This morning, the Dallas City Council unanimously approved a $3.3 million contract, mostly for pulling tires from the Trinity River. Everyone agreed that the thousands of abandoned tires that litter the greenbelt (3,000 were recovered during a minor city-led cleanup last summer) need to be removed.
The discussion, then, turned to how to obviate the need for multi-million-dollar cleanups by keeping people from dumping them into the river in the first place.
The Trinity, it seems, was all but unguarded until June 2011, which is when Dallas city marshals began regularly patrolling the corridor and putting up a "limited number of physical barriers" -- gates and fencing to keep out unauthorized vehicles. "Those gates have been equipped with 'no dumping' signs and 'no motor vehicles' allowed, because that's a public education thing we felt like we needed," a representative of the marshal's office told the council.

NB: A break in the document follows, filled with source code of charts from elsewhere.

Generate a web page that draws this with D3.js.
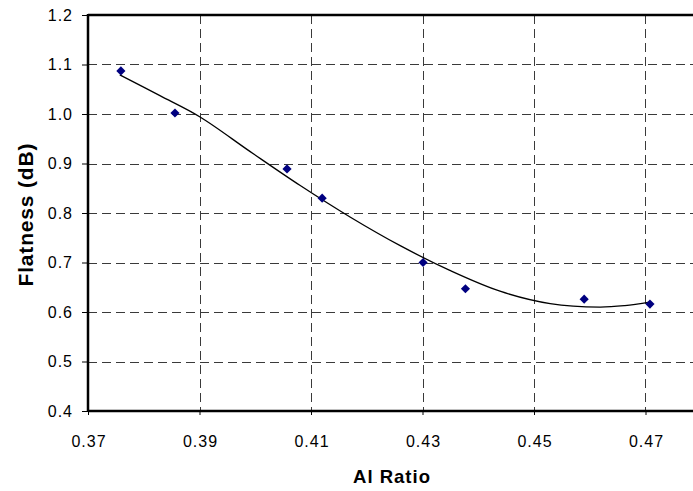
<!DOCTYPE html>
<html><head><meta charset="utf-8">
<script src="https://cdn.jsdelivr.net/npm/d3@7"></script>
<style>body{margin:0;background:#fff}svg{display:block}</style>
</head><body>
<script>
const xTicks = [0.37, 0.39, 0.41, 0.43, 0.45, 0.47];
const yTicks = [0.4, 0.5, 0.6, 0.7, 0.8, 0.9, 1.0, 1.1, 1.2];
const alRatio = [0.3759, 0.3856, 0.4057, 0.4120, 0.4301, 0.4377, 0.4590, 0.4708];
const flatness = [1.087, 1.002, 0.889, 0.830, 0.700, 0.647, 0.626, 0.616];
const trendX = [0.3757, 0.3829, 0.3901, 0.3991, 0.4080, 0.4170, 0.4260, 0.4349, 0.4439, 0.4529, 0.4618, 0.4663, 0.4708];
const trendY = [1.079, 1.037, 0.994, 0.924, 0.856, 0.792, 0.734, 0.684, 0.642, 0.617, 0.610, 0.613, 0.620];

const W = 693, H = 491;
const m = {left: 88, top: 15, bottom: 411};
const svg = d3.select("body").append("svg").attr("width", W).attr("height", H);
const x = d3.scaleLinear().domain([0.37, 0.48]).range([m.left, m.left + 0.11 * 5575]);
const y = d3.scaleLinear().domain([0.4, 1.2]).range([m.bottom, m.top]);
const font = "'Liberation Sans', Arial, sans-serif";

// gridlines
const grid = svg.append("g").attr("stroke", "#3a3a3a").attr("stroke-width", 1).attr("stroke-dasharray", "9,5").attr("shape-rendering", "crispEdges");
grid.selectAll("line.h").data(yTicks.filter(v => v > 0.41 && v < 1.19)).join("line").attr("class", "h")
  .attr("x1", m.left).attr("x2", W).attr("y1", d => Math.round(y(d)) + 0.5).attr("y2", d => Math.round(y(d)) + 0.5);
grid.selectAll("line.v").data(xTicks.slice(1)).join("line").attr("class", "v")
  .attr("y1", m.top).attr("y2", m.bottom).attr("x1", d => Math.round(x(d)) + 0.5).attr("x2", d => Math.round(x(d)) + 0.5);

// axes
const yAxis = d3.axisLeft(y).tickValues(yTicks).tickFormat(d3.format(".1f")).tickSize(6);
const gy = svg.append("g").attr("transform", `translate(${m.left},0)`).call(yAxis);
const xAxis = d3.axisBottom(x).tickValues(xTicks).tickFormat(d3.format(".2f")).tickSize(4);
const gx = svg.append("g").attr("transform", `translate(0,${m.bottom})`).call(xAxis);
[gx, gy].forEach(g => {
  g.select(".domain").remove();
  g.selectAll("text").attr("font-family", font).attr("font-size", 16).attr("letter-spacing", 1).attr("fill", "#000");
  g.selectAll("line").attr("stroke", "#000");
});
gy.selectAll("text").attr("x", -15).attr("dy", "0.33em");
gx.selectAll("text").attr("y", 36).attr("dy", 0).attr("dx", 0.5);

// frame
svg.append("line").attr("x1", m.left).attr("x2", W).attr("y1", m.top).attr("y2", m.top).attr("stroke", "#000").attr("stroke-width", 2.5);
svg.append("line").attr("x1", m.left).attr("x2", W).attr("y1", m.bottom).attr("y2", m.bottom).attr("stroke", "#000").attr("stroke-width", 2.5);
svg.append("line").attr("x1", m.left).attr("x2", m.left).attr("y1", m.top - 1).attr("y2", m.bottom + 1).attr("stroke", "#000").attr("stroke-width", 2.5);

// trend line
const trend = trendX.map((v, i) => [v, trendY[i]]);
svg.append("path").datum(trend)
  .attr("d", d3.line().x(d => x(d[0])).y(d => y(d[1])).curve(d3.curveCatmullRom.alpha(0.5)))
  .attr("fill", "none").attr("stroke", "#000").attr("stroke-width", 1.3);

// points
svg.append("g").selectAll("path").data(alRatio.map((v, i) => [v, flatness[i]])).join("path")
  .attr("d", d3.symbol().type(d3.symbolSquare).size(42))
  .attr("transform", d => `translate(${x(d[0])},${y(d[1])}) rotate(45)`)
  .attr("fill", "#000080");

// titles
svg.append("text").attr("x", 391.5).attr("y", 483).attr("text-anchor", "middle")
  .attr("font-family", font).attr("font-size", 18.5).attr("font-weight", "bold")
  .attr("textLength", 77).attr("lengthAdjust", "spacing").text("Al Ratio");
svg.append("text").attr("transform", "translate(33,215) rotate(-90)").attr("text-anchor", "middle")
  .attr("font-family", font).attr("font-size", 21).attr("font-weight", "bold")
  .attr("textLength", 143).attr("lengthAdjust", "spacing").text("Flatness (dB)");
</script>
</body></html>
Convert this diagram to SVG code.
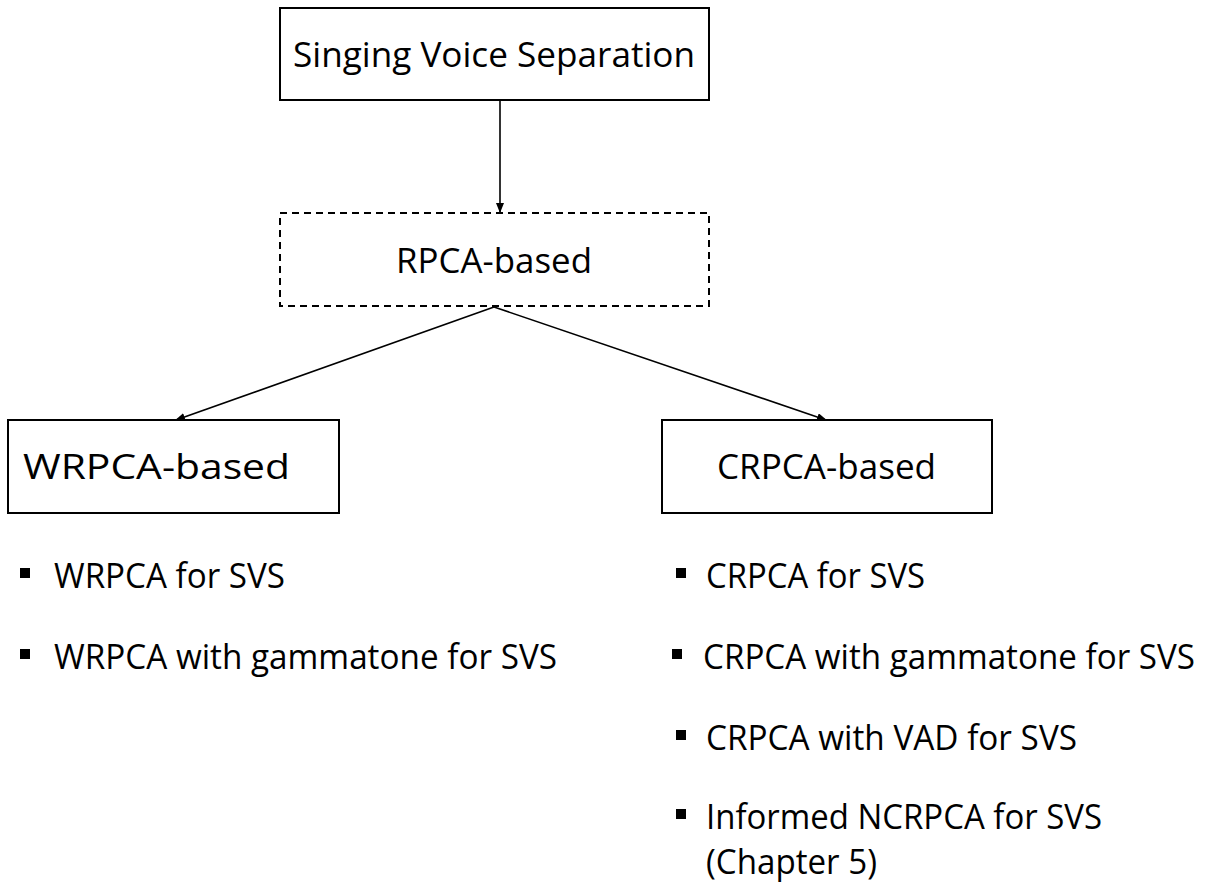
<svg xmlns="http://www.w3.org/2000/svg" width="1206" height="884" viewBox="0 0 1206 884">
  <style>
    .box { fill: #ffffff; stroke: #000000; stroke-width: 2; }
    .dash { stroke-dasharray: 7 5; }
    .lbl { font-family: "Open Sans", "Noto Sans", "Liberation Sans", sans-serif; font-size: 35px; fill: #000000; }
    .item { font-family: "Open Sans", "Noto Sans", "Liberation Sans", sans-serif; font-size: 34px; fill: #000000; }
    .edge { stroke: #000000; stroke-width: 1.6; fill: none; marker-end: url(#arrow); }
    .bullet { fill: #000000; }
  </style>
  <defs>
    <marker id="arrow" markerWidth="10" markerHeight="8" refX="9" refY="4" orient="auto" markerUnits="userSpaceOnUse">
      <path d="M0,0 L10,4 L0,8 Z" fill="#000000"/>
    </marker>
  </defs>
  <rect width="1206" height="884" fill="#ffffff"/>

  <g id="connectors">
    <line class="edge" x1="500" y1="100" x2="500" y2="212"/>
    <line class="edge" x1="494" y1="307" x2="176" y2="420"/>
    <line class="edge" x1="494" y1="307" x2="826" y2="420"/>
  </g>

  <g id="node-svs">
    <rect class="box" x="280" y="8" width="429" height="92"/>
    <text class="lbl" x="293" y="67" textLength="402" lengthAdjust="spacingAndGlyphs">Singing Voice Separation</text>
  </g>

  <g id="node-rpca">
    <rect class="box dash" x="280" y="213" width="429" height="93"/>
    <text class="lbl" x="396" y="273" textLength="196" lengthAdjust="spacingAndGlyphs">RPCA-based</text>
  </g>

  <g id="node-wrpca">
    <rect class="box" x="8" y="420" width="331" height="93"/>
    <text class="lbl" x="23" y="479" textLength="267" lengthAdjust="spacingAndGlyphs">WRPCA-based</text>
  </g>

  <g id="node-crpca">
    <rect class="box" x="662" y="420" width="330" height="93"/>
    <text class="lbl" x="717" y="479" textLength="219" lengthAdjust="spacingAndGlyphs">CRPCA-based</text>
  </g>

  <g id="list-wrpca">
    <rect class="bullet" x="20" y="568" width="10" height="10"/>
    <text class="item" x="54" y="588" textLength="231" lengthAdjust="spacingAndGlyphs">WRPCA for SVS</text>
    <rect class="bullet" x="20" y="649" width="10" height="10"/>
    <text class="item" x="54" y="669" textLength="503" lengthAdjust="spacingAndGlyphs">WRPCA with gammatone for SVS</text>
  </g>

  <g id="list-crpca">
    <rect class="bullet" x="676" y="568" width="10" height="10"/>
    <text class="item" x="706" y="588" textLength="219" lengthAdjust="spacingAndGlyphs">CRPCA for SVS</text>
    <rect class="bullet" x="672" y="649" width="10" height="10"/>
    <text class="item" x="703" y="669" textLength="492" lengthAdjust="spacingAndGlyphs">CRPCA with gammatone for SVS</text>
    <rect class="bullet" x="676" y="730" width="10" height="10"/>
    <text class="item" x="706" y="750" textLength="371" lengthAdjust="spacingAndGlyphs">CRPCA with VAD for SVS</text>
    <rect class="bullet" x="676" y="809" width="10" height="10"/>
    <text class="item" x="706" y="829" textLength="396" lengthAdjust="spacingAndGlyphs">Informed NCRPCA for SVS</text>
    <text class="item" x="706" y="874" textLength="171" lengthAdjust="spacingAndGlyphs">(Chapter 5)</text>
  </g>
</svg>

See also: It'll Cost Dallas $3.3 Million to Pull Tires and Trash From the Trinity and Lake Ray Hubbard
To a certain extent, it seems to be working. Two years ago, marshals cited 21 vehicles found in unauthorized areas along the Trinity. That dipped to 18 last year. In the first quarter of the current fiscal year, the number was two.
Yet the tires keep showing up in the river, leading several council members -- Dwaine Caraway in particular -- to propose more drastic measures. Carolyn Davis, apparently unaware that well-known state and local rules require the proper disposal of scrap tires, suggested the city to "make people know they can recycle these tires. They don't have to dump them in the Trinity, dump them in neighborhoods."
Caraway, in turn, pushed for a more rigorous system for tracking tires that leave tire shops so that the city can be sure the tires are going to a licensed disposal site.
"I'm not anti-tire shops, but I am pro-tire control, because they change the tires every day. Every day. We need to know where those tires are going because they're going into the Trinity and they're costing the taxpayers money," Caraway said.
But that idea wasn't quite bold enough for Caraway, so he started spit-balling.
"We can't afford to put a fence out around the Trinity, but maybe if we had some kind of wiring, just a stake and a wire where truck that's going" to dump tires wouldn't be able to get through. This would be "a wire you can't see, that wouldn't affect the beauty of the Trinity. Not a fence with a lot of wires, but just one wire.
"We just gotta come up with something creative."
Tire dumpers, you've been put on notice.